Habjan notes that while some people criticize CGI for being too noticeable or fake, filmmakers are getting better at making it look as real as possible. “In most Hollywood movies, you’re not going to notice the CG, but it’s in there and that’s the goal.”

Despite the apparent tension between makeup and visual effects artists, there are times when the two work well together. Daudlin says that it all depends on the quality of the people working in both fields to make it look right.

“[Animators] are basing their animation on models that we create for them and that’s what makes it look real… It all depends on their skill sets, our skill sets. The better the actual artist, the better the end product.”

Molnar also says makeup artists are still needed, but that they need to embrace the new technology. “Their techniques and skill sets are integral. They’re the basic principles to what we do in the digital world.”

Ultimately, filmmakers are trying to tell a story, and CGI can help facilitate that in ways unimagineable ten years ago. CGI is part of the toolkit, Sapochnik says, and it can allow artists to run riot with their imaginations. But there’s also something endearing about tangible creations, like the creature in John Carpenter’s The Thing, or Yoda in The Empire Strikes Back. Both feel inexplicably real and accessible even if there’s something primitive-looking about them.

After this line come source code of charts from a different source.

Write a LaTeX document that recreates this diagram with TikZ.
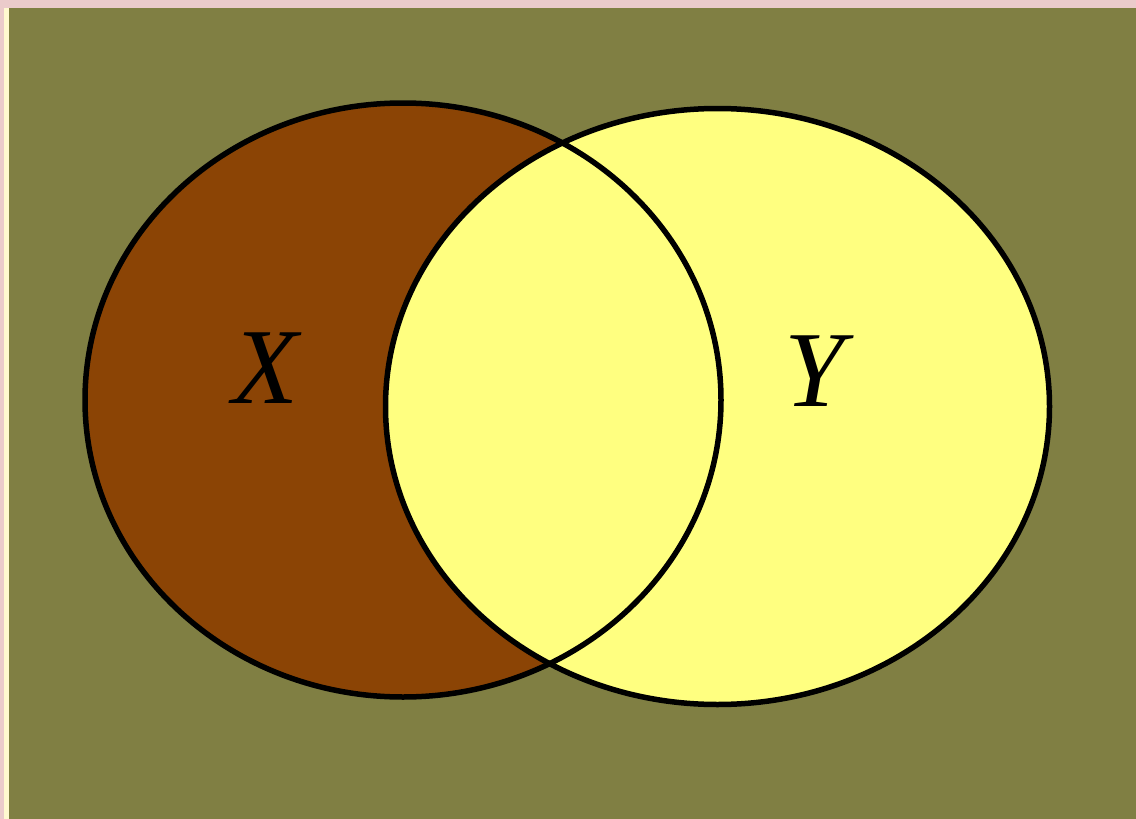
\documentclass[tikz,border=0pt]{standalone}
\usepackage{fontspec}
\setmainfont{Liberation Serif}
\definecolor{bgolive}{HTML}{807F43}
\definecolor{pinkedge}{HTML}{EBCBCB}
\definecolor{creamedge}{HTML}{FFF9D0}
\definecolor{brownset}{HTML}{8B4405}
\definecolor{yellowset}{HTML}{FFFF80}
\tikzset{
  setline/.style={draw=black, line width=5.5pt},
  setlabel/.style={font=\fontsize{108}{108}\selectfont\itshape, text=black, inner sep=0pt}
}
\begin{document}
\begin{tikzpicture}[x=1pt,y=-1pt]
\useasboundingbox (0,0) rectangle (1136,819);
\fill[pinkedge] (0,0) rectangle (1136,819);
\fill[creamedge] (4,8) rectangle (9,819);
\fill[bgolive] (9,8) rectangle (1136,819);
% sets
\fill[brownset] (403,400) ellipse [x radius=318, y radius=297];
\path[setline, fill=yellowset] (717.5,406.5) ellipse [x radius=332, y radius=298];
\draw[setline] (403,400) ellipse [x radius=318, y radius=297];
\node[setlabel] (lx) at (265,368) {X};
\node[setlabel] (ly) at (815,371) {Y};
\end{tikzpicture}
\end{document}
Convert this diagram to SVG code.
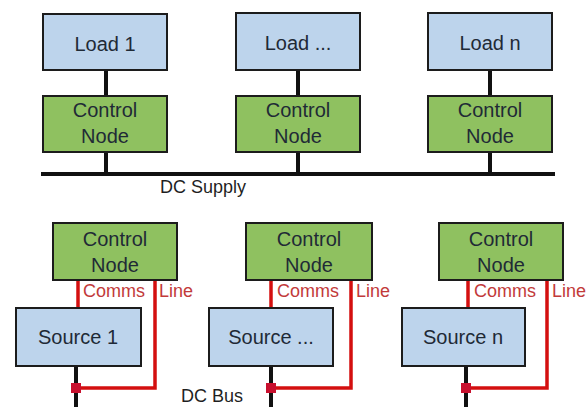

The goal of CGI seems to be perfection, not only in a films look but in getting the performance of an actor to synch with a director’s vision. But for Sapochnik, what makes film a unique format is its natural imperfections.

“What tends to happen [with CGI] is that it’s so clean and it’s so perfect it basically defies reality, and reality is imperfect.”

Whatever technique is used, story matters most. As Dunsmoor points out, the goal of visual effects should be invisibility. Ironically, both CGI and makeup are doing their best not to be noticed.